El apoyo capitalizado por Chávez y su logia gracias al manejo y aprovechamiento de esta doble confrontación histórica, tal vez pueda ayudar a explicar, a su vez, los apoyos y la protección obtenida dentro de los altos mandos de las Fuerzas Armadas, a lo largo de su inusitadamente largo período de conspiración (¡casi 20 años!) y que le permitió escapar en varias ocasiones de ser sancionado e incluso de ver el fin de su carrera militar. Porque, como él mismo llegó a reconocer, las Fuerzas Armadas son un reflejo de la sociedad.

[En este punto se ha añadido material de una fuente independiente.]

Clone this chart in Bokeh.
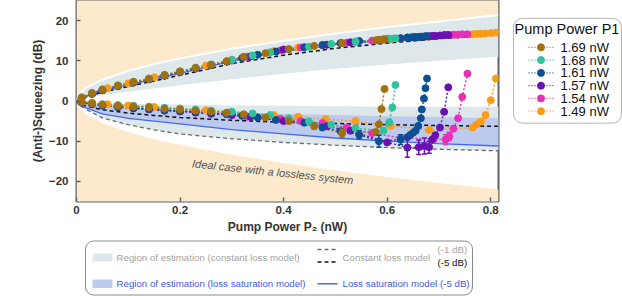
from bokeh.plotting import figure
from bokeh.layouts import column, row
from bokeh.models import Range1d, FixedTicker
from bokeh.core.properties import value
from bokeh.embed import file_html
from bokeh.resources import INLINE

FONT = "Liberation Sans"

# ---------------- model curves ----------------
P_model = [0, 0.005, 0.02, 0.05, 0.1, 0.15, 0.2, 0.3, 0.4, 0.5, 0.6, 0.7, 0.815]
ideal_up = [0, 1.7, 3.4, 5.3, 7.5, 9.2, 10.6, 13.0, 15.0, 16.8, 18.4, 19.8, 21.4]
ideal_lo = [0, -1.7, -3.5, -5.5, -7.7, -9.5, -10.9, -13.4, -15.4, -17.3, -18.9, -20.4, -22.0]
grayband_up_low = [0, 0.2, 0.7, 1.4, 2.3, 3.1, 3.9, 5.4, 6.8, 8.0, 9.1, 10.0, 11.0]
const5_up = [0, 0.4, 1.1, 2.2, 3.6, 5.0, 6.4, 9.3, 11.4, 13.1, 14.4, 15.5, 16.4]
sat5_up = [0, 0.5, 1.3, 2.5, 4.0, 5.4, 6.9, 9.9, 12.3, 14.0, 15.1, 16.0, 16.9]
grayband_lo_top = [0, -0.1, -0.3, -0.5, -0.7, -0.8, -0.9, -1.1, -1.2, -1.3, -1.4, -1.4, -1.4]
const1_lo = [0, -1.0, -2.2, -4.2, -5.9, -7.2, -8.2, -9.4, -10.3, -11.0, -11.6, -12.0, -12.4]
const5_lo = [0, -0.6, -1.3, -2.2, -3.0, -3.6, -4.1, -4.8, -5.3, -5.6, -5.9, -6.1, -6.3]
sat5_lo = [0, -0.8, -1.8, -3.2, -4.3, -5.0, -5.7, -7.1, -8.2, -9.2, -10.0, -10.6, -11.2]
blueband_lo_top = [0, -0.2, -0.7, -1.2, -1.7, -2.0, -2.3, -2.8, -3.2, -3.5, -3.8, -4.0, -4.3]

# ---------------- measured series ----------------
labels = ["1.69 nW", "1.68 nW", "1.61 nW", "1.57 nW", "1.54 nW", "1.49 nW"]
colors = ["#a3700f", "#2fc29d", "#0e4f94", "#6a12b0", "#e630b8", "#fb9c17"]

P_b = [0.01, 0.03, 0.05, 0.08, 0.11, 0.14, 0.17, 0.20, 0.23, 0.26, 0.29, 0.323, 0.365, 0.41, 0.459, 0.513, 0.578, 0.584, 0.589, 0.595]
low_b = [-0.3, -0.6, -0.9, -1.2, -1.4, -1.6, -1.9, -2.1, -2.4, -2.6, -2.9, -3.3, -4.1, -5.0, -6.3, -8.0, -7.7, -5.8, -2.0, 3.0]
up_b = [0.8, 1.9, 2.8, 3.8, 4.7, 5.5, 6.4, 7.3, 8.2, 9.0, 9.9, 11.0, 11.9, 12.9, 13.7, 14.4, 15.1, 15.2, 15.2, 15.3]

P_t = [0.01, 0.03, 0.05, 0.08, 0.11, 0.14, 0.17, 0.20, 0.23, 0.26, 0.30, 0.34, 0.374, 0.41, 0.449, 0.492, 0.539, 0.593, 0.604, 0.61, 0.616]
low_t = [-0.2, -0.5, -0.8, -1.0, -1.2, -1.4, -1.7, -1.9, -2.1, -2.4, -2.7, -3.1, -3.5, -4.3, -5.1, -5.9, -6.8, -7.4, -5.3, -1.6, 4.0]
up_t = [0.9, 2.0, 2.9, 3.9, 4.8, 5.6, 6.5, 7.4, 8.3, 9.1, 10.2, 11.3, 12.1, 12.9, 13.5, 14.2, 14.8, 15.4, 15.5, 15.5, 15.6]

P_bl = [0.01, 0.03, 0.05, 0.08, 0.11, 0.14, 0.17, 0.20, 0.23, 0.26, 0.29, 0.32, 0.35, 0.385, 0.44, 0.475, 0.51, 0.546, 0.584, 0.626, 0.639, 0.645, 0.65, 0.655, 0.66, 0.665, 0.667, 0.671, 0.674, 0.677]
low_bl = [-0.4, -0.8, -1.1, -1.5, -1.8, -2.0, -2.3, -2.5, -2.7, -3.0, -3.3, -3.7, -4.1, -4.7, -5.4, -6.6, -7.5, -8.4, -10.0, -9.6, -9.0, -8.4, -7.9, -7.4, -6.2, -4.3, -2.1, 0.6, 3.2, 5.6]
up_bl = [0.8, 1.8, 2.7, 3.7, 4.6, 5.4, 6.3, 7.2, 8.1, 8.9, 9.8, 10.7, 11.5, 12.3, 13.4, 13.9, 14.4, 14.9, 15.2, 15.6, 15.8, 15.8, 15.9, 15.9, 15.9, 16.0, 16.0, 16.0, 16.1, 16.1]

P_pu = [0.01, 0.03, 0.05, 0.08, 0.11, 0.14, 0.17, 0.20, 0.23, 0.26, 0.30, 0.336, 0.40, 0.484, 0.529, 0.60, 0.639, 0.661, 0.672, 0.681, 0.687, 0.693, 0.702, 0.71, 0.718]
low_pu = [-0.4, -0.8, -1.1, -1.5, -1.8, -2.1, -2.4, -2.6, -2.9, -3.2, -3.5, -3.9, -5.0, -6.3, -7.4, -10.3, -11.6, -11.5, -11.2, -11.5, -9.6, -8.5, -6.6, -2.7, 3.4]
up_pu = [0.8, 1.8, 2.7, 3.7, 4.6, 5.4, 6.3, 7.2, 8.1, 8.9, 10.1, 11.1, 12.8, 14.0, 14.6, 15.4, 15.7, 15.9, 16.0, 16.1, 16.2, 16.2, 16.3, 16.4, 16.4]

P_pk = [0.01, 0.03, 0.05, 0.08, 0.11, 0.14, 0.17, 0.20, 0.23, 0.26, 0.30, 0.33, 0.394, 0.433, 0.475, 0.522, 0.571, 0.626, 0.69, 0.713, 0.72, 0.728, 0.737, 0.745, 0.755]
low_pk = [-0.4, -0.7, -1.0, -1.4, -1.7, -2.0, -2.2, -2.5, -2.7, -3.0, -3.4, -3.9, -4.5, -5.0, -5.5, -6.6, -8.0, -9.2, -9.4, -9.6, -8.8, -6.9, -4.3, 1.0, 6.8]
up_pk = [0.8, 1.9, 2.8, 3.8, 4.7, 5.5, 6.4, 7.3, 8.2, 9.0, 10.1, 11.0, 12.6, 13.3, 13.9, 14.5, 15.0, 15.6, 16.2, 16.4, 16.4, 16.5, 16.5, 16.6, 16.6]

P_o = [0.01, 0.03, 0.06, 0.10, 0.15, 0.20, 0.25, 0.30, 0.381, 0.428, 0.481, 0.539, 0.607, 0.681, 0.765, 0.773, 0.781, 0.79, 0.80, 0.81]
low_o = [-0.2, -0.4, -0.8, -1.1, -1.5, -1.9, -2.3, -2.7, -3.5, -3.9, -4.5, -5.0, -6.2, -7.2, -6.6, -5.8, -5.1, -3.5, 0.2, 5.6]
up_o = [0.9, 2.0, 3.2, 4.4, 5.9, 7.4, 8.8, 10.3, 12.4, 13.3, 14.0, 14.7, 15.4, 16.0, 16.6, 16.7, 16.7, 16.8, 16.9, 17.0]

series_P = [P_b, P_t, P_bl, P_pu, P_pk, P_o]
series_low = [low_b, low_t, low_bl, low_pu, low_pk, low_o]
series_up = [up_b, up_t, up_bl, up_pu, up_pk, up_o]

# error bars (series index, P, centre, half-length)
err_idx = [0, 2, 2, 2, 3, 3, 3, 3, 4, 4]
err_P = [0.513, 0.546, 0.584, 0.626, 0.639, 0.661, 0.672, 0.681, 0.713, 0.72]
err_mid = [-8.0, -8.4, -10.0, -9.6, -11.6, -11.5, -11.2, -11.5, -9.6, -8.8]
err_half = [1.0, 1.0, 1.5, 1.2, 2.4, 1.8, 2.0, 1.5, 1.2, 1.0]

x_ticks = [0, 0.2, 0.4, 0.6, 0.8]
y_ticks = [-20, -10, 0, 10, 20]

ORANGE = "#fdeacc"
GRAY = "#dee8ea"
BLUEF = "#bccaee"
BLUEL = "#4568ef"
FRAME = "#5f6468"

# ---------------- main figure ----------------
p = figure(width=504, height=236, x_range=Range1d(0, 0.815), y_range=Range1d(-25, 25),
           output_backend="svg", toolbar_location=None,
           min_border_left=76, min_border_right=6, min_border_top=0, min_border_bottom=29)
p.outline_line_color = FRAME
p.outline_line_width = 2
p.grid.visible = False
p.background_fill_color = "white"

p.xaxis.ticker = FixedTicker(ticks=x_ticks)
p.xaxis.major_label_overrides = {0: "0", 0.2: "0.2", 0.4: "0.4", 0.6: "0.6", 0.8: "0.8"}
p.yaxis.ticker = FixedTicker(ticks=y_ticks)
p.axis.axis_line_color = None
p.axis.major_tick_in = 4
p.axis.major_tick_out = 0
p.axis.major_tick_line_color = FRAME
p.axis.major_tick_line_width = 1.5
p.axis.minor_tick_line_color = None
p.axis.major_label_text_font = FONT
p.axis.major_label_text_font_style = "bold"
p.axis.major_label_text_font_size = "11.5px"
p.axis.major_label_text_color = "#333333"
p.yaxis.major_label_standoff = 8
p.xaxis.major_label_standoff = 4
p.axis.axis_label_text_font = FONT
p.axis.axis_label_text_font_style = "bold"
p.axis.axis_label_text_font_size = "12px"
p.axis.axis_label_text_color = "#333333"
p.xaxis.axis_label = "Pump Power P\u2082 (nW)"
p.yaxis.axis_label = "(Anti-)Squeezing (dB)"
p.xaxis.axis_label_standoff = 3
p.yaxis.axis_label_standoff = 1

# ideal regions (orange)
p.varea(x=P_model, y1=ideal_up, y2=[30] * len(P_model), fill_color=ORANGE)
p.varea(x=P_model, y1=ideal_lo, y2=[-30] * len(P_model), fill_color=ORANGE)
# constant-loss estimation regions (gray)
p.varea(x=P_model, y1=grayband_up_low, y2=ideal_up, fill_color=GRAY)
p.varea(x=P_model, y1=const1_lo, y2=grayband_lo_top, fill_color=GRAY)
# loss-saturation region (blue)
p.varea(x=P_model, y1=sat5_lo, y2=blueband_lo_top, fill_color=BLUEF)
p.line(P_model, ideal_up, line_color="white", line_width=2)

# model lines
p.line(P_model, const1_lo, line_color="#6a6a6a", line_width=1.3, line_dash="4 3")
p.line(P_model, const5_lo, line_color="#111111", line_width=1.5, line_dash="4 3")
p.line(P_model, const5_up, line_color="#111111", line_width=1.5, line_dash="4 3")
p.line(P_model, sat5_lo, line_color=BLUEL, line_width=1.3)
p.line(P_model, sat5_up, line_color=BLUEL, line_width=1.3)

p.text(x=[0.379], y=[-17.6], text=["Ideal case with a lossless system"], angle=-0.105,
       text_font=value(FONT), text_font_style="italic", text_font_size="11px",
       text_color="#505050", text_align="center", text_baseline="middle")

# data
order = [5, 4, 3, 2, 1, 0]
for i in order:
    c = colors[i]
    p.line(series_P[i], series_low[i], line_color=c, line_width=1.4, line_dash="2 2")
    p.line(series_P[i], series_up[i], line_color=c, line_width=1.4, line_dash="2 2")
for i in order:
    c = colors[i]
    p.scatter(series_P[i], series_low[i], size=7, fill_color=c, line_color=c)
    p.scatter(series_P[i], series_up[i], size=7, fill_color=c, line_color=c)

ecol = [colors[k] for k in err_idx]
etop = [m + h for m, h in zip(err_mid, err_half)]
ebot = [m - h for m, h in zip(err_mid, err_half)]
p.segment(x0=err_P, y0=ebot, x1=err_P, y1=etop, line_color=ecol, line_width=1.5)
p.segment(x0=[x - 0.005 for x in err_P], y0=etop, x1=[x + 0.005 for x in err_P], y1=etop, line_color=ecol, line_width=1.5)
p.segment(x0=[x - 0.005 for x in err_P], y0=ebot, x1=[x + 0.005 for x in err_P], y1=ebot, line_color=ecol, line_width=1.5)

# ---------------- right legend ----------------
lg = figure(width=118, height=236, x_range=Range1d(0, 118), y_range=Range1d(236, 0),
            x_axis_location=None, y_axis_location=None, output_backend="svg",
            toolbar_location=None, min_border=0, min_border_left=0, min_border_right=0,
            min_border_top=0, min_border_bottom=0, outline_line_color=None)
lg.grid.visible = False
lg.quad(left=[9], right=[117], top=[21], bottom=[144], fill_color="white",
        line_color="#b5b5b5", line_width=1, border_radius=9)
lg.text(x=[62.5], y=[33], text=["Pump Power P1"], text_font=value(FONT), text_font_size="14.5px",
        text_color="#111111", text_align="center", text_baseline="middle")
ys = [55, 70, 85, 100, 115, 130]
for i in range(6):
    lg.line([24, 49], [ys[i], ys[i]], line_color=colors[i], line_width=1.3, line_dash="1 2")
    lg.scatter([36.5], [ys[i]], size=7, fill_color=colors[i], line_color=colors[i])
lg.text(x=[56] * 6, y=ys, text=labels, text_font=value(FONT), text_font_size="13px",
        text_color="#111111", text_align="left", text_baseline="middle")

# ---------------- bottom legend ----------------
bl = figure(width=504, height=60, x_range=Range1d(0, 504), y_range=Range1d(60, 0),
            x_axis_location=None, y_axis_location=None, output_backend="svg",
            toolbar_location=None, min_border=0, min_border_left=0, min_border_right=0,
            min_border_top=0, min_border_bottom=0, outline_line_color=None)
bl.grid.visible = False
bl.quad(left=[85], right=[472], top=[4.5], bottom=[58.5], fill_color="white",
        line_color="#8a8a8a", line_width=1, border_radius=8)
bl.quad(left=[92], right=[112], top=[17], bottom=[25], fill_color=GRAY, line_color=None)
bl.quad(left=[92], right=[112], top=[43], bottom=[51.5], fill_color=BLUEF, line_color=None)
bl.line([317, 337], [13, 13], line_color="#6a6a6a", line_width=1.3, line_dash="4 3")
bl.line([317, 337], [25.5, 25.5], line_color="#111111", line_width=1.5, line_dash="4 3")
bl.line([317, 337], [47.3, 47.3], line_color=BLUEL, line_width=1.5)
bl.text(x=[116, 342, 437], y=[21.3, 20.7, 13],
        text=["Region of estimation (constant loss model)", "Constant loss model", "(-1 dB)"],
        text_font=value(FONT), text_font_size="9.7px", text_color="#a3a3a3",
        text_align="left", text_baseline="middle")
bl.text(x=[437], y=[25.7], text=["(-5 dB)"], text_font=value(FONT), text_font_size="9.7px",
        text_color="#111111", text_align="left", text_baseline="middle")
bl.text(x=[116, 342], y=[47.3, 47.3],
        text=["Region of estimation (loss saturation model)", "Loss saturation model (-5 dB)"],
        text_font=value(FONT), text_font_size="9.7px", text_color="#3f5ae6",
        text_align="left", text_baseline="middle")

layout = column(row(p, lg), bl)
open("out.html", "w").write(file_html(layout, INLINE))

Una de las tragedias del 4F, precisamente, es que las fuerzas civiles, como ha sucedido en otros regímenes pretorianos en el mundo, le sirvieron en bandeja de plata a las logias y caudillos militares la conquista del poder. Es mucho lo que hay que reflexionar todavía sobre esta materia, para concebir y proponer el desarrollo de unas instituciones y unas reglas de juego que garanticen definitivamente la cultura cívica de toda la sociedad y el sometimiento consensuado de los hombres de armas al poder civil.